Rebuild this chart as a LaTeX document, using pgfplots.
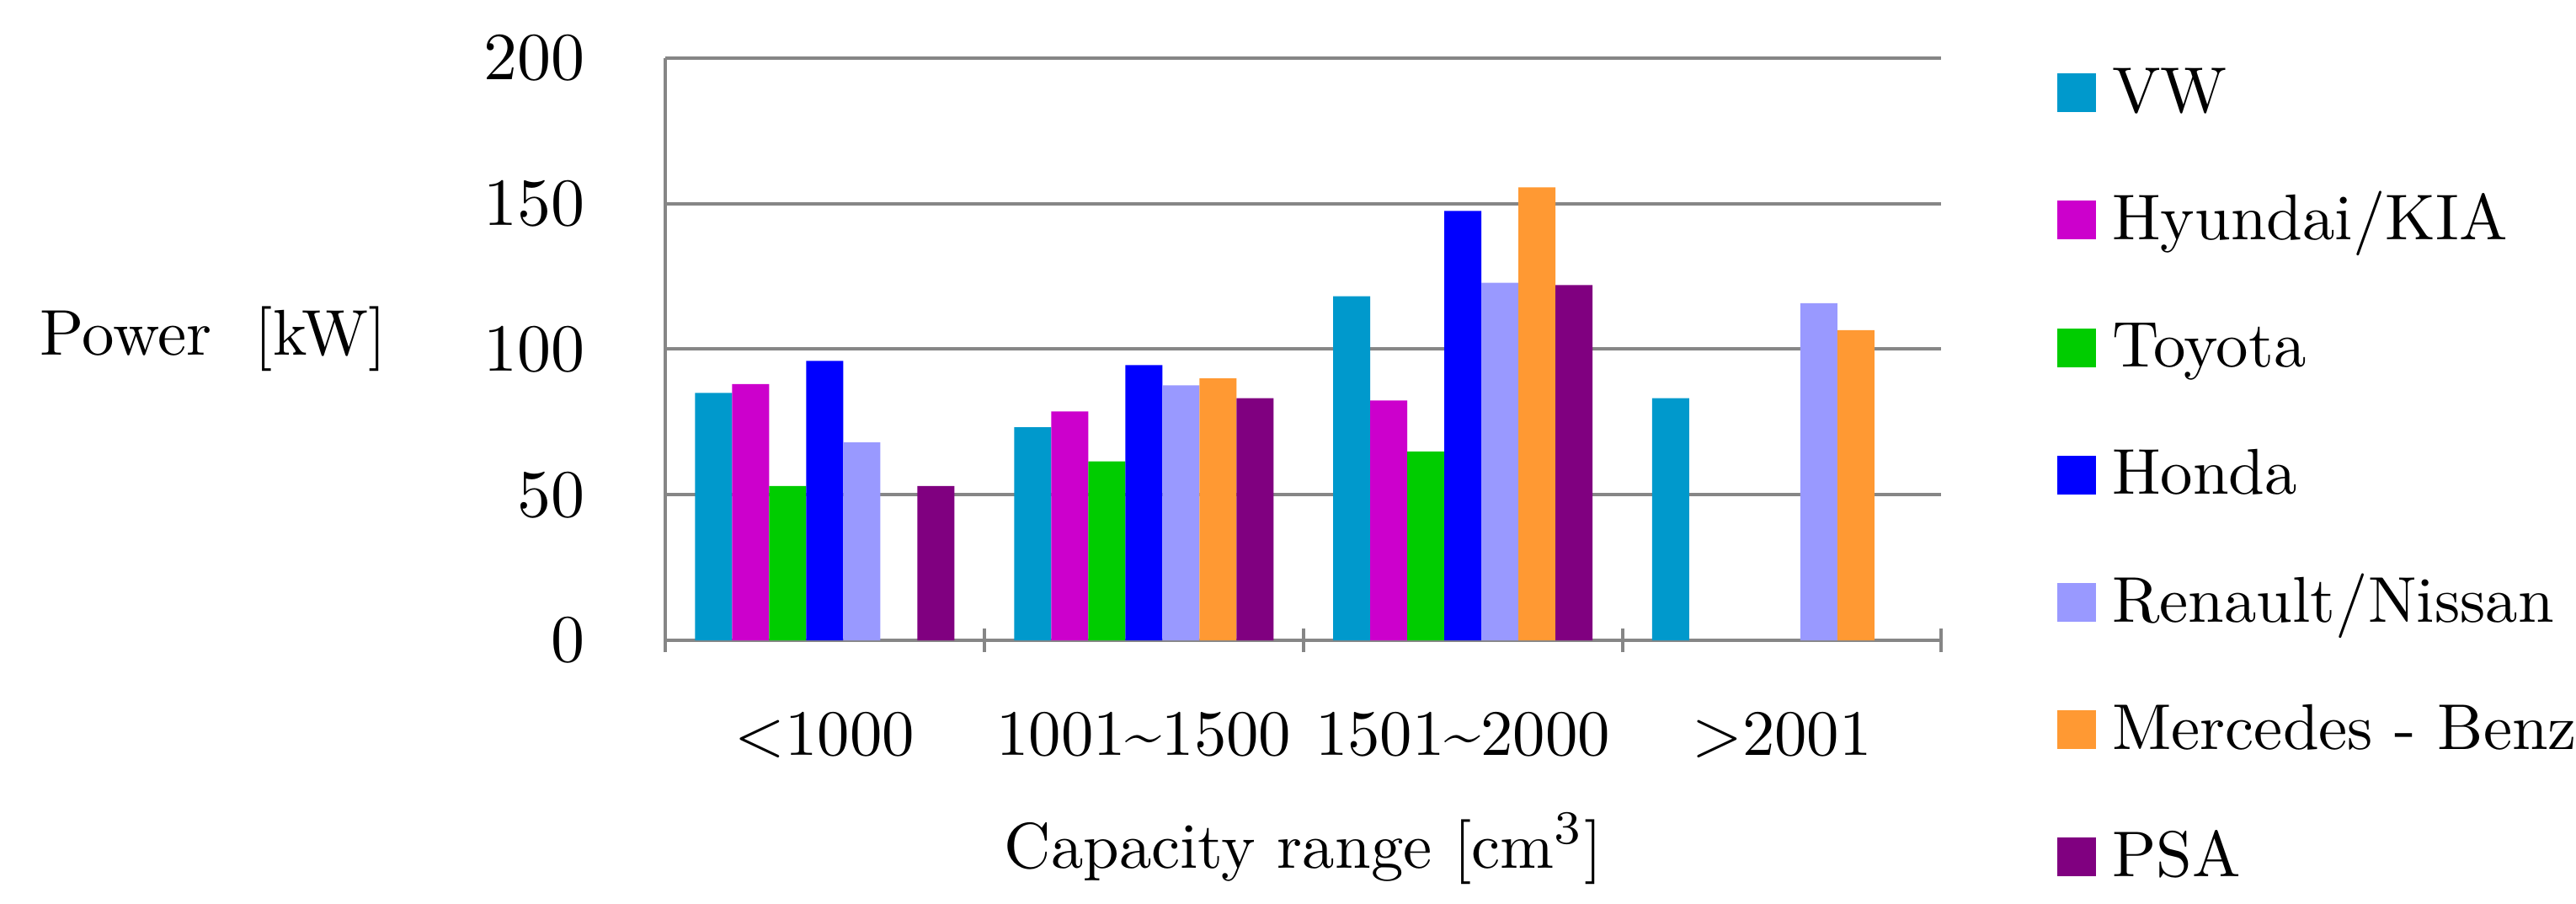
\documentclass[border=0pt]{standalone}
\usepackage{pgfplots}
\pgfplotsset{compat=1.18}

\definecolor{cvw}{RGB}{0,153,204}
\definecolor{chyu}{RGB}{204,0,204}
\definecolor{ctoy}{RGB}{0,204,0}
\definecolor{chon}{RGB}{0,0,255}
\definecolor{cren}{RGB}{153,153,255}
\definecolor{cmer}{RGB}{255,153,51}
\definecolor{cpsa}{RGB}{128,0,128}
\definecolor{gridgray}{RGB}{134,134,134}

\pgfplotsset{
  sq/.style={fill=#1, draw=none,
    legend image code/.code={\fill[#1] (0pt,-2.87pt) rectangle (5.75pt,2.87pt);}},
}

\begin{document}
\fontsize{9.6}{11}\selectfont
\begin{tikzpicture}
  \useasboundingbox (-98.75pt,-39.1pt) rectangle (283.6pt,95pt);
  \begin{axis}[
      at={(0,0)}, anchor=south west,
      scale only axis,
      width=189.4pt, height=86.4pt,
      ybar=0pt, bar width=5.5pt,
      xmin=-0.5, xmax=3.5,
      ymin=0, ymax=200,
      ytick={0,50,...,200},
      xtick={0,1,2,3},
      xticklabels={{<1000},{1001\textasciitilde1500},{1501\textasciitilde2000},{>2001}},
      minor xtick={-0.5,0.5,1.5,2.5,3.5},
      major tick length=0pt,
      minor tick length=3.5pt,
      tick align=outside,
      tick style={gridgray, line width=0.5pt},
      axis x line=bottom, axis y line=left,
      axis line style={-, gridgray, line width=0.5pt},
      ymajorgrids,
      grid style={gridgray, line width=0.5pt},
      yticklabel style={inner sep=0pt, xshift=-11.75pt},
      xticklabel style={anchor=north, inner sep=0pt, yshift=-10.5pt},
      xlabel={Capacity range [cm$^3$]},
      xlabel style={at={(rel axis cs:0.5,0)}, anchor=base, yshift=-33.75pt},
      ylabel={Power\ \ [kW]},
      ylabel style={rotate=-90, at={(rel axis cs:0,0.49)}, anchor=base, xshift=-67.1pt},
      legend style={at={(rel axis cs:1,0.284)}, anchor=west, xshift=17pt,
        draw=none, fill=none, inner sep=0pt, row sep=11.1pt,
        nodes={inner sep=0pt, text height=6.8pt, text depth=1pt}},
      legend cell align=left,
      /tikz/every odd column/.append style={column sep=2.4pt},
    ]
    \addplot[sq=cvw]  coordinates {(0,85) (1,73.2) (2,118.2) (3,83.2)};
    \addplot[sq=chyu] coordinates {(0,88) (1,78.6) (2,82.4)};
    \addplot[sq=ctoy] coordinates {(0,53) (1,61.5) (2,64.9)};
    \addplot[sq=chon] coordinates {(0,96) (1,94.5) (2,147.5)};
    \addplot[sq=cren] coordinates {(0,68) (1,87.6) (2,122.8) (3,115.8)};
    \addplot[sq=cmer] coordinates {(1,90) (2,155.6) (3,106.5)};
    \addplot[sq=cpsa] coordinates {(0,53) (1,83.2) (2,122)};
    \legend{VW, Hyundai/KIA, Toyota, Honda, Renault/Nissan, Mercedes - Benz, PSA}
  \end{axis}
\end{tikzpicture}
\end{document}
---
Produce an exact copy of each line of data, skipping embedded images.

Rebuild this chart as a LaTeX document, using pgfplots.
\documentclass[border=0pt]{standalone}
\usepackage{pgfplots}
\pgfplotsset{compat=1.18}

\definecolor{cvw}{RGB}{0,153,204}
\definecolor{chyu}{RGB}{204,0,204}
\definecolor{ctoy}{RGB}{0,204,0}
\definecolor{chon}{RGB}{0,0,255}
\definecolor{cren}{RGB}{153,153,255}
\definecolor{cmer}{RGB}{255,153,51}
\definecolor{cpsa}{RGB}{128,0,128}
\definecolor{gridgray}{RGB}{134,134,134}

\pgfplotsset{
  sq/.style={fill=#1, draw=none,
    legend image code/.code={\fill[#1] (0pt,-2.87pt) rectangle (5.75pt,2.87pt);}},
}

\begin{document}
\fontsize{9.6}{11}\selectfont
\begin{tikzpicture}
  \useasboundingbox (-98.75pt,-39.1pt) rectangle (283.6pt,95pt);
  \begin{axis}[
      at={(0,0)}, anchor=south west,
      scale only axis,
      width=189.4pt, height=86.4pt,
      ybar=0pt, bar width=5.5pt,
      xmin=-0.5, xmax=3.5,
      ymin=0, ymax=200,
      ytick={0,50,...,200},
      xtick={0,1,2,3},
      xticklabels={{<1000},{1001\textasciitilde1500},{1501\textasciitilde2000},{>2001}},
      minor xtick={-0.5,0.5,1.5,2.5,3.5},
      major tick length=0pt,
      minor tick length=3.5pt,
      tick align=outside,
      tick style={gridgray, line width=0.5pt},
      axis x line=bottom, axis y line=left,
      axis line style={-, gridgray, line width=0.5pt},
      ymajorgrids,
      grid style={gridgray, line width=0.5pt},
      yticklabel style={inner sep=0pt, xshift=-11.75pt},
      xticklabel style={anchor=north, inner sep=0pt, yshift=-10.5pt},
      xlabel={Capacity range [cm$^3$]},
      xlabel style={at={(rel axis cs:0.5,0)}, anchor=base, yshift=-33.75pt},
      ylabel={Power\ \ [kW]},
      ylabel style={rotate=-90, at={(rel axis cs:0,0.49)}, anchor=base, xshift=-67.1pt},
      legend style={at={(rel axis cs:1,0.284)}, anchor=west, xshift=17pt,
        draw=none, fill=none, inner sep=0pt, row sep=11.1pt,
        nodes={inner sep=0pt, text height=6.8pt, text depth=1pt}},
      legend cell align=left,
      /tikz/every odd column/.append style={column sep=2.4pt},
    ]
    \addplot[sq=cvw]  coordinates {(0,85) (1,73.2) (2,118.2) (3,83.2)};
    \addplot[sq=chyu] coordinates {(0,88) (1,78.6) (2,82.4)};
    \addplot[sq=ctoy] coordinates {(0,53) (1,61.5) (2,64.9)};
    \addplot[sq=chon] coordinates {(0,96) (1,94.5) (2,147.5)};
    \addplot[sq=cren] coordinates {(0,68) (1,87.6) (2,122.8) (3,115.8)};
    \addplot[sq=cmer] coordinates {(1,90) (2,155.6) (3,106.5)};
    \addplot[sq=cpsa] coordinates {(0,53) (1,83.2) (2,122)};
    \legend{VW, Hyundai/KIA, Toyota, Honda, Renault/Nissan, Mercedes - Benz, PSA}
  \end{axis}
\end{tikzpicture}
\end{document}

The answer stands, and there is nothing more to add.